◆ Short problem
From the listing that follows, output everything exactly except the pictures.
— START OF Given material —
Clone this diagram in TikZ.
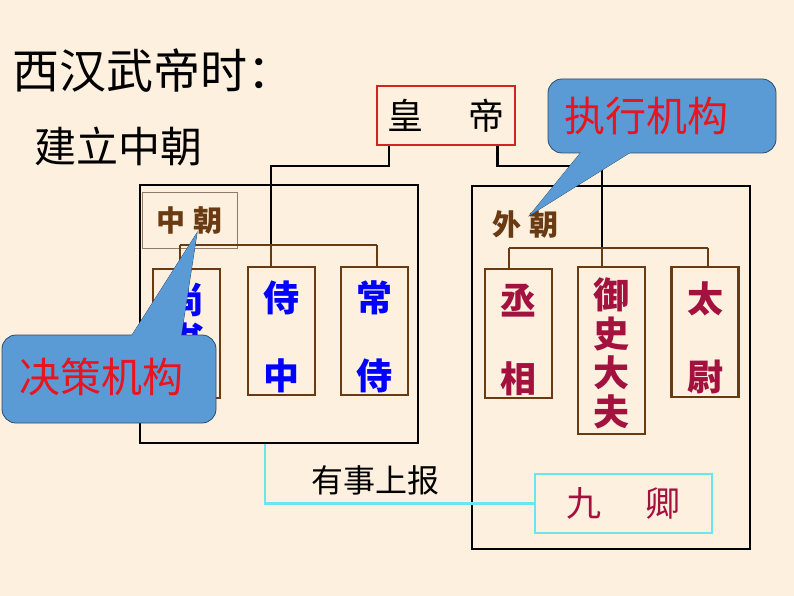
\documentclass[tikz,border=0pt]{standalone}
\usepackage{fontspec}
\setmainfont{Noto Sans CJK SC}
\usepackage{xcolor}
\usepackage{tikz}

\definecolor{paper}{HTML}{FDF0DF}
\definecolor{bubble}{HTML}{5B9BD5}
\definecolor{bubbleedge}{HTML}{2E4A6B}
\definecolor{wood}{HTML}{6A3A12}
\definecolor{inkblue}{HTML}{1414D2}
\definecolor{crimson}{HTML}{A3113F}
\definecolor{alertred}{HTML}{E8141E}
\definecolor{framered}{HTML}{D42323}
\definecolor{aqua}{HTML}{6AE6EE}
\definecolor{labelgray}{HTML}{8E7C68}

\newcommand{\fsz}[2]{\fontsize{#1}{#2}\selectfont}

\begin{document}
\begin{tikzpicture}[x=1pt,y=-1pt,
  court/.style={draw=black,line width=2.6pt,inner sep=0pt},
  post/.style={draw=wood,line width=2.4pt,minimum width=67pt,inner sep=0pt},
  tree/.style={draw=black,line width=2.6pt},
  branch/.style={draw=wood,line width=2.4pt},
  report/.style={draw=aqua,line width=2.8pt},
  bubble box/.style={draw=bubbleedge,fill=bubble,line width=0.8pt,rounded corners=14pt,inner sep=0pt},
  alert/.style={text=alertred,font=\fsz{41}{41}},
  inner name/.style={text=blue,font=\bfseries\fsz{36}{78},align=center},
  outer name/.style={text=crimson,font=\bfseries\fsz{36}{78},align=center}]

  \fill[paper] (0,0) rectangle (794,596);
  \useasboundingbox (0,0) rectangle (794,596);

  % headings
  \node (title) [anchor=west,inner sep=0pt,font=\fsz{47}{47}] at (12,71) {西汉武帝时：};
  \node (sub) [anchor=west,inner sep=0pt,font=\fsz{42}{42}] at (34,146) {建立中朝};

  % emperor
  \node (emperor) [draw=framered,line width=2.4pt,minimum width=138pt,minimum height=59pt,font=\fsz{36}{36}] at (446,115.5) {皇\hspace{45pt}帝};

  % the two courts
  \node (zhong) [court,minimum width=278pt,minimum height=258pt] at (279,314) {};
  \node (wai) [court,minimum width=278pt,minimum height=363pt] at (611,367.5) {};

  \node (zlabel) [draw=labelgray,line width=0.8pt,minimum width=95pt,minimum height=56pt,text=wood,font=\bfseries\fsz{29}{29}] at (189.5,220) {中\hspace{9pt}朝};
  \node (wlabel) [text=wood,font=\bfseries\fsz{29}{29}] at (525.5,224) {外\hspace{9pt}朝};

  \coordinate (zl) at (180,245);
  \coordinate (zm) at (271,245);
  \coordinate (zr) at (377,245);
  \coordinate (wl) at (509,248);
  \coordinate (wm) at (602,248);
  \coordinate (wr) at (708,248);
  \coordinate (lk) at (271,166);
  \coordinate (rk) at (602,166);

  % posts of the inner court
  \node (shang) [post,minimum height=129pt] at (186.5,333.5) {};
  \node (shizhong) [post,minimum height=128pt] at (281.5,331) {};
  \node (changshi) [post,minimum height=128pt] at (374.5,331) {};
  \node [inner name,font=\bfseries\fsz{36}{40}] at ([yshift=14pt]shang.center) {尚\\书};
  \node [inner name] at ([yshift=-6pt]shizhong.center) {侍\\中};
  \node [inner name] at ([yshift=-6pt]changshi.center) {常\\侍};

  % posts of the outer court
  \node (chengxiang) [post,minimum height=129pt] at (518.5,333.5) {};
  \node (yushi) [post,minimum height=167pt] at (611.5,350.5) {};
  \node (taiwei) [post,minimum height=130pt] at (705,332) {};
  \node [outer name] at ([yshift=-6pt]chengxiang.center) {丞\\相};
  \node [outer name,font=\bfseries\fsz{36}{39}] at ([yshift=-3pt]yushi.center) {御\\史\\大\\夫};
  \node [outer name] at ([yshift=-6pt]taiwei.center) {太\\尉};

  % nine ministers
  \node (jiuqing) [draw=aqua,line width=2.8pt,minimum width=177pt,minimum height=59pt,text=crimson,font=\fsz{35}{35}] at (623.5,503.5) {九\hspace{44pt}卿};
  \node (baogao) [font=\fsz{32}{32}] at (375,480) {有事上报};

  % lines
  \draw[tree] ([xshift=13pt]emperor.south west) |- (lk) -- (zm);
  \draw[tree] ([xshift=-19pt]emperor.south east) |- (rk) -- (wm);

  \draw[branch] (zl) -- (zr);
  \draw[branch] (zl) -- (shang.north -| zl);
  \draw[branch] (zm) -- (shizhong.north -| zm);
  \draw[branch] (zr) -- (changshi.north -| zr);

  \draw[branch] (wl) -- (wr);
  \draw[branch] (wl) -- (chengxiang.north -| wl);
  \draw[branch] (wm) -- (yushi.north -| wm);
  \draw[branch] (wr) -- (taiwei.north -| wr);

  \draw[report] ([xshift=-14pt]zhong.south) |- (jiuqing.west);

  % callouts
  \filldraw[fill=bubble,draw=bubbleedge,line width=0.8pt] (127,343) -- (197,233) -- (180,343) -- cycle;
  \node (jue) [bubble box,minimum width=214pt,minimum height=88pt] at (109,379) {};
  \fill[bubble] (127,343) -- (197,233) -- (180,343) -- cycle;
  \node [alert] at ([xshift=-8pt,yshift=2pt]jue.center) {决策机构};

  \filldraw[fill=bubble,draw=bubbleedge,line width=0.8pt] (587,145) -- (530,215) -- (642,145) -- cycle;
  \node (zhi) [bubble box,minimum width=228pt,minimum height=74pt] at (662,116) {};
  \fill[bubble] (587,145) -- (530,215) -- (642,145) -- cycle;
  \node [alert] at ([xshift=-16pt]zhi.center) {执行机构};

\end{tikzpicture}
\end{document}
— END OF Given material —
◆ Exercise response
Clone this diagram in TikZ.
\documentclass[tikz,border=0pt]{standalone}
\usepackage{fontspec}
\setmainfont{Noto Sans CJK SC}
\usepackage{xcolor}
\usepackage{tikz}

\definecolor{paper}{HTML}{FDF0DF}
\definecolor{bubble}{HTML}{5B9BD5}
\definecolor{bubbleedge}{HTML}{2E4A6B}
\definecolor{wood}{HTML}{6A3A12}
\definecolor{inkblue}{HTML}{1414D2}
\definecolor{crimson}{HTML}{A3113F}
\definecolor{alertred}{HTML}{E8141E}
\definecolor{framered}{HTML}{D42323}
\definecolor{aqua}{HTML}{6AE6EE}
\definecolor{labelgray}{HTML}{8E7C68}

\newcommand{\fsz}[2]{\fontsize{#1}{#2}\selectfont}

\begin{document}
\begin{tikzpicture}[x=1pt,y=-1pt,
  court/.style={draw=black,line width=2.6pt,inner sep=0pt},
  post/.style={draw=wood,line width=2.4pt,minimum width=67pt,inner sep=0pt},
  tree/.style={draw=black,line width=2.6pt},
  branch/.style={draw=wood,line width=2.4pt},
  report/.style={draw=aqua,line width=2.8pt},
  bubble box/.style={draw=bubbleedge,fill=bubble,line width=0.8pt,rounded corners=14pt,inner sep=0pt},
  alert/.style={text=alertred,font=\fsz{41}{41}},
  inner name/.style={text=blue,font=\bfseries\fsz{36}{78},align=center},
  outer name/.style={text=crimson,font=\bfseries\fsz{36}{78},align=center}]

  \fill[paper] (0,0) rectangle (794,596);
  \useasboundingbox (0,0) rectangle (794,596);

  % headings
  \node (title) [anchor=west,inner sep=0pt,font=\fsz{47}{47}] at (12,71) {西汉武帝时：};
  \node (sub) [anchor=west,inner sep=0pt,font=\fsz{42}{42}] at (34,146) {建立中朝};

  % emperor
  \node (emperor) [draw=framered,line width=2.4pt,minimum width=138pt,minimum height=59pt,font=\fsz{36}{36}] at (446,115.5) {皇\hspace{45pt}帝};

  % the two courts
  \node (zhong) [court,minimum width=278pt,minimum height=258pt] at (279,314) {};
  \node (wai) [court,minimum width=278pt,minimum height=363pt] at (611,367.5) {};

  \node (zlabel) [draw=labelgray,line width=0.8pt,minimum width=95pt,minimum height=56pt,text=wood,font=\bfseries\fsz{29}{29}] at (189.5,220) {中\hspace{9pt}朝};
  \node (wlabel) [text=wood,font=\bfseries\fsz{29}{29}] at (525.5,224) {外\hspace{9pt}朝};

  \coordinate (zl) at (180,245);
  \coordinate (zm) at (271,245);
  \coordinate (zr) at (377,245);
  \coordinate (wl) at (509,248);
  \coordinate (wm) at (602,248);
  \coordinate (wr) at (708,248);
  \coordinate (lk) at (271,166);
  \coordinate (rk) at (602,166);

  % posts of the inner court
  \node (shang) [post,minimum height=129pt] at (186.5,333.5) {};
  \node (shizhong) [post,minimum height=128pt] at (281.5,331) {};
  \node (changshi) [post,minimum height=128pt] at (374.5,331) {};
  \node [inner name,font=\bfseries\fsz{36}{40}] at ([yshift=14pt]shang.center) {尚\\书};
  \node [inner name] at ([yshift=-6pt]shizhong.center) {侍\\中};
  \node [inner name] at ([yshift=-6pt]changshi.center) {常\\侍};

  % posts of the outer court
  \node (chengxiang) [post,minimum height=129pt] at (518.5,333.5) {};
  \node (yushi) [post,minimum height=167pt] at (611.5,350.5) {};
  \node (taiwei) [post,minimum height=130pt] at (705,332) {};
  \node [outer name] at ([yshift=-6pt]chengxiang.center) {丞\\相};
  \node [outer name,font=\bfseries\fsz{36}{39}] at ([yshift=-3pt]yushi.center) {御\\史\\大\\夫};
  \node [outer name] at ([yshift=-6pt]taiwei.center) {太\\尉};

  % nine ministers
  \node (jiuqing) [draw=aqua,line width=2.8pt,minimum width=177pt,minimum height=59pt,text=crimson,font=\fsz{35}{35}] at (623.5,503.5) {九\hspace{44pt}卿};
  \node (baogao) [font=\fsz{32}{32}] at (375,480) {有事上报};

  % lines
  \draw[tree] ([xshift=13pt]emperor.south west) |- (lk) -- (zm);
  \draw[tree] ([xshift=-19pt]emperor.south east) |- (rk) -- (wm);

  \draw[branch] (zl) -- (zr);
  \draw[branch] (zl) -- (shang.north -| zl);
  \draw[branch] (zm) -- (shizhong.north -| zm);
  \draw[branch] (zr) -- (changshi.north -| zr);

  \draw[branch] (wl) -- (wr);
  \draw[branch] (wl) -- (chengxiang.north -| wl);
  \draw[branch] (wm) -- (yushi.north -| wm);
  \draw[branch] (wr) -- (taiwei.north -| wr);

  \draw[report] ([xshift=-14pt]zhong.south) |- (jiuqing.west);

  % callouts
  \filldraw[fill=bubble,draw=bubbleedge,line width=0.8pt] (127,343) -- (197,233) -- (180,343) -- cycle;
  \node (jue) [bubble box,minimum width=214pt,minimum height=88pt] at (109,379) {};
  \fill[bubble] (127,343) -- (197,233) -- (180,343) -- cycle;
  \node [alert] at ([xshift=-8pt,yshift=2pt]jue.center) {决策机构};

  \filldraw[fill=bubble,draw=bubbleedge,line width=0.8pt] (587,145) -- (530,215) -- (642,145) -- cycle;
  \node (zhi) [bubble box,minimum width=228pt,minimum height=74pt] at (662,116) {};
  \fill[bubble] (587,145) -- (530,215) -- (642,145) -- cycle;
  \node [alert] at ([xshift=-16pt]zhi.center) {执行机构};

\end{tikzpicture}
\end{document}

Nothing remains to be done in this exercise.